Data lines:
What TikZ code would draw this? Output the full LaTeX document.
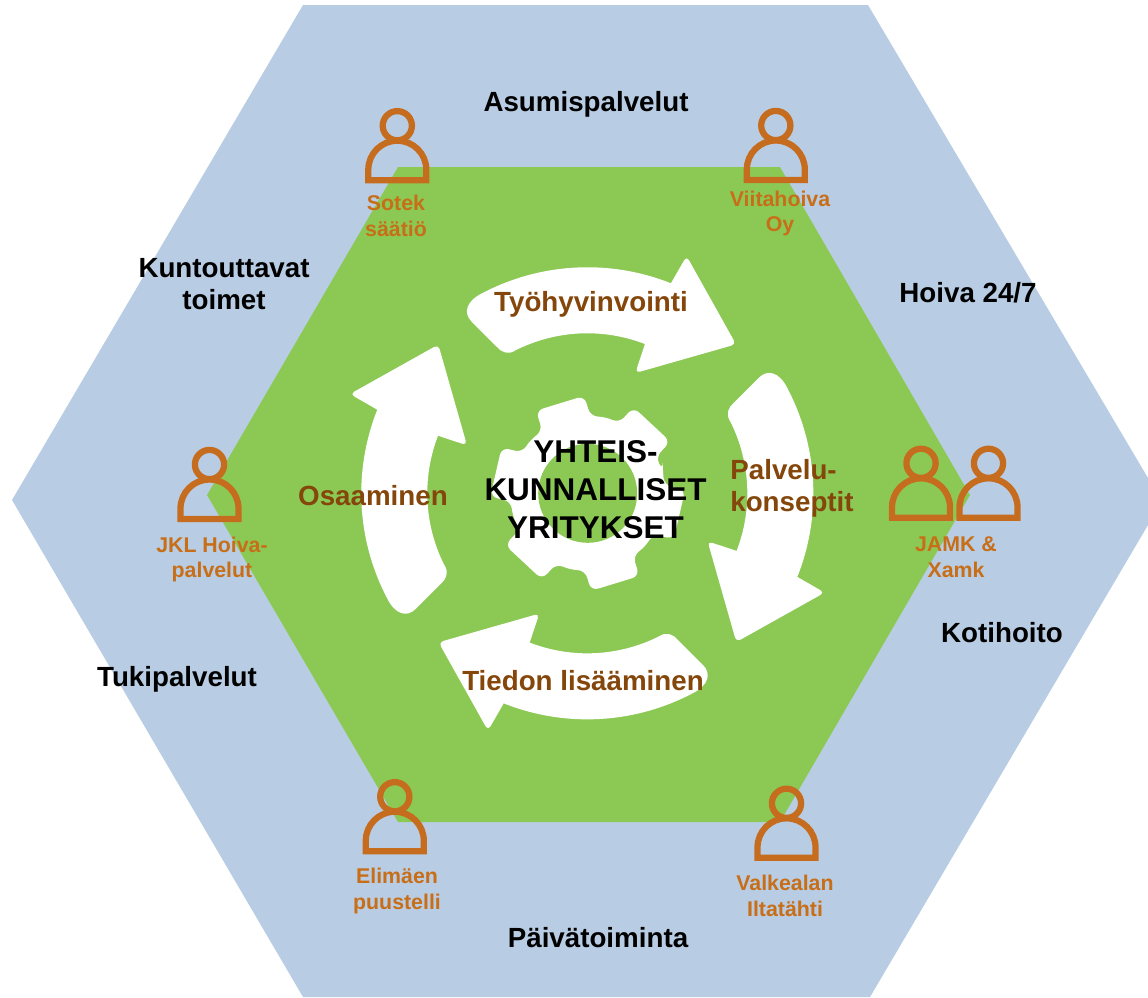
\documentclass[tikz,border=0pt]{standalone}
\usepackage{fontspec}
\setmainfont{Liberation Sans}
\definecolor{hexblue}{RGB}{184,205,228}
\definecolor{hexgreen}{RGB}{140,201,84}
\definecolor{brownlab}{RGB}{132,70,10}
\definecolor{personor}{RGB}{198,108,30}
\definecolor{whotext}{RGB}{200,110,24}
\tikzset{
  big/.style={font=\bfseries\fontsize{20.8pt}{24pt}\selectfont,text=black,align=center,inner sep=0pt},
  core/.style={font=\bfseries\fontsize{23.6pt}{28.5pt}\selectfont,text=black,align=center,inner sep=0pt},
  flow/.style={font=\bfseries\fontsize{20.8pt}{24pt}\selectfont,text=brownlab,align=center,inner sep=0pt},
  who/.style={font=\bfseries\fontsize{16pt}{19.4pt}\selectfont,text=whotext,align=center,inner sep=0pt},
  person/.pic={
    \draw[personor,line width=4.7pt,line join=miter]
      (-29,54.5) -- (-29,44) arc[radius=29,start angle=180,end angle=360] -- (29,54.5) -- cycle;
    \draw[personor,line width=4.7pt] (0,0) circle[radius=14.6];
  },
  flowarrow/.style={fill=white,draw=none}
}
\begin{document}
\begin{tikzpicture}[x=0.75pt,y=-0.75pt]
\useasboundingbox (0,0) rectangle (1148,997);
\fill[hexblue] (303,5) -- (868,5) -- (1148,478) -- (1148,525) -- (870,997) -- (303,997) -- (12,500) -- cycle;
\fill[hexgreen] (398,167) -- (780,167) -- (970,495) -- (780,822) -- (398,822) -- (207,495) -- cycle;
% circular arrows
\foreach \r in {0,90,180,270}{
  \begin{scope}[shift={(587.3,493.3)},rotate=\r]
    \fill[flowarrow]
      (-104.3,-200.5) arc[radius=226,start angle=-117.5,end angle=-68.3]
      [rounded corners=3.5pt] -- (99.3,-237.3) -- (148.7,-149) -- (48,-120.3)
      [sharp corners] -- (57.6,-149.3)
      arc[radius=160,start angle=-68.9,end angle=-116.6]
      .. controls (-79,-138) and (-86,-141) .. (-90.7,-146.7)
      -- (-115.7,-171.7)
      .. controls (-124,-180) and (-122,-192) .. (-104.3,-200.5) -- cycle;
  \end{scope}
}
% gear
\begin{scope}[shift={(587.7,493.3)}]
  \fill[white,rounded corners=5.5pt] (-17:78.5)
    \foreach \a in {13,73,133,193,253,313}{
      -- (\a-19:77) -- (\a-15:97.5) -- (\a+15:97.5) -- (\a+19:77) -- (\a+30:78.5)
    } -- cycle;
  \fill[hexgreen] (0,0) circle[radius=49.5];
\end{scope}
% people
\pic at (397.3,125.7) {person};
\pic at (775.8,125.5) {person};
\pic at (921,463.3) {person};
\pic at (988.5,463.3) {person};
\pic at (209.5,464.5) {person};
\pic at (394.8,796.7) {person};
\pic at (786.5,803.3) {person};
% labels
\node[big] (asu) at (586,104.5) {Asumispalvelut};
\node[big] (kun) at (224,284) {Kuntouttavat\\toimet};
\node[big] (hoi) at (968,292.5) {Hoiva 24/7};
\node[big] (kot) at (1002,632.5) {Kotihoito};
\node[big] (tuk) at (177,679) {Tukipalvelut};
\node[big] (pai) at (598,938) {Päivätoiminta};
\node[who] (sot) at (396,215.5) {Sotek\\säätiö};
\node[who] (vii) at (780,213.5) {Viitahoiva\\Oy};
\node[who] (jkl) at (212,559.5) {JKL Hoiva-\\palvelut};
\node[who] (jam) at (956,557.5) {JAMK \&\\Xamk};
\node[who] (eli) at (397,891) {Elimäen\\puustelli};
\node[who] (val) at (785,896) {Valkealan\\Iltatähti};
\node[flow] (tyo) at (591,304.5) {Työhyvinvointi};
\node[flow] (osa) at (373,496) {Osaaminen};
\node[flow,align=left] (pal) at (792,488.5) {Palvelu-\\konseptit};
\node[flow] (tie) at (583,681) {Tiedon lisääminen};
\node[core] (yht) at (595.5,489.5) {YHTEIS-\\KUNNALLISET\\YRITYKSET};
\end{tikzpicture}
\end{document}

Task prompt: Quote the material exactly. Pictures stay out.

Correct output:
What TikZ code would draw this? Output the full LaTeX document.
\documentclass[tikz,border=0pt]{standalone}
\usepackage{fontspec}
\setmainfont{Liberation Sans}
\definecolor{hexblue}{RGB}{184,205,228}
\definecolor{hexgreen}{RGB}{140,201,84}
\definecolor{brownlab}{RGB}{132,70,10}
\definecolor{personor}{RGB}{198,108,30}
\definecolor{whotext}{RGB}{200,110,24}
\tikzset{
  big/.style={font=\bfseries\fontsize{20.8pt}{24pt}\selectfont,text=black,align=center,inner sep=0pt},
  core/.style={font=\bfseries\fontsize{23.6pt}{28.5pt}\selectfont,text=black,align=center,inner sep=0pt},
  flow/.style={font=\bfseries\fontsize{20.8pt}{24pt}\selectfont,text=brownlab,align=center,inner sep=0pt},
  who/.style={font=\bfseries\fontsize{16pt}{19.4pt}\selectfont,text=whotext,align=center,inner sep=0pt},
  person/.pic={
    \draw[personor,line width=4.7pt,line join=miter]
      (-29,54.5) -- (-29,44) arc[radius=29,start angle=180,end angle=360] -- (29,54.5) -- cycle;
    \draw[personor,line width=4.7pt] (0,0) circle[radius=14.6];
  },
  flowarrow/.style={fill=white,draw=none}
}
\begin{document}
\begin{tikzpicture}[x=0.75pt,y=-0.75pt]
\useasboundingbox (0,0) rectangle (1148,997);
\fill[hexblue] (303,5) -- (868,5) -- (1148,478) -- (1148,525) -- (870,997) -- (303,997) -- (12,500) -- cycle;
\fill[hexgreen] (398,167) -- (780,167) -- (970,495) -- (780,822) -- (398,822) -- (207,495) -- cycle;
% circular arrows
\foreach \r in {0,90,180,270}{
  \begin{scope}[shift={(587.3,493.3)},rotate=\r]
    \fill[flowarrow]
      (-104.3,-200.5) arc[radius=226,start angle=-117.5,end angle=-68.3]
      [rounded corners=3.5pt] -- (99.3,-237.3) -- (148.7,-149) -- (48,-120.3)
      [sharp corners] -- (57.6,-149.3)
      arc[radius=160,start angle=-68.9,end angle=-116.6]
      .. controls (-79,-138) and (-86,-141) .. (-90.7,-146.7)
      -- (-115.7,-171.7)
      .. controls (-124,-180) and (-122,-192) .. (-104.3,-200.5) -- cycle;
  \end{scope}
}
% gear
\begin{scope}[shift={(587.7,493.3)}]
  \fill[white,rounded corners=5.5pt] (-17:78.5)
    \foreach \a in {13,73,133,193,253,313}{
      -- (\a-19:77) -- (\a-15:97.5) -- (\a+15:97.5) -- (\a+19:77) -- (\a+30:78.5)
    } -- cycle;
  \fill[hexgreen] (0,0) circle[radius=49.5];
\end{scope}
% people
\pic at (397.3,125.7) {person};
\pic at (775.8,125.5) {person};
\pic at (921,463.3) {person};
\pic at (988.5,463.3) {person};
\pic at (209.5,464.5) {person};
\pic at (394.8,796.7) {person};
\pic at (786.5,803.3) {person};
% labels
\node[big] (asu) at (586,104.5) {Asumispalvelut};
\node[big] (kun) at (224,284) {Kuntouttavat\\toimet};
\node[big] (hoi) at (968,292.5) {Hoiva 24/7};
\node[big] (kot) at (1002,632.5) {Kotihoito};
\node[big] (tuk) at (177,679) {Tukipalvelut};
\node[big] (pai) at (598,938) {Päivätoiminta};
\node[who] (sot) at (396,215.5) {Sotek\\säätiö};
\node[who] (vii) at (780,213.5) {Viitahoiva\\Oy};
\node[who] (jkl) at (212,559.5) {JKL Hoiva-\\palvelut};
\node[who] (jam) at (956,557.5) {JAMK \&\\Xamk};
\node[who] (eli) at (397,891) {Elimäen\\puustelli};
\node[who] (val) at (785,896) {Valkealan\\Iltatähti};
\node[flow] (tyo) at (591,304.5) {Työhyvinvointi};
\node[flow] (osa) at (373,496) {Osaaminen};
\node[flow,align=left] (pal) at (792,488.5) {Palvelu-\\konseptit};
\node[flow] (tie) at (583,681) {Tiedon lisääminen};
\node[core] (yht) at (595.5,489.5) {YHTEIS-\\KUNNALLISET\\YRITYKSET};
\end{tikzpicture}
\end{document}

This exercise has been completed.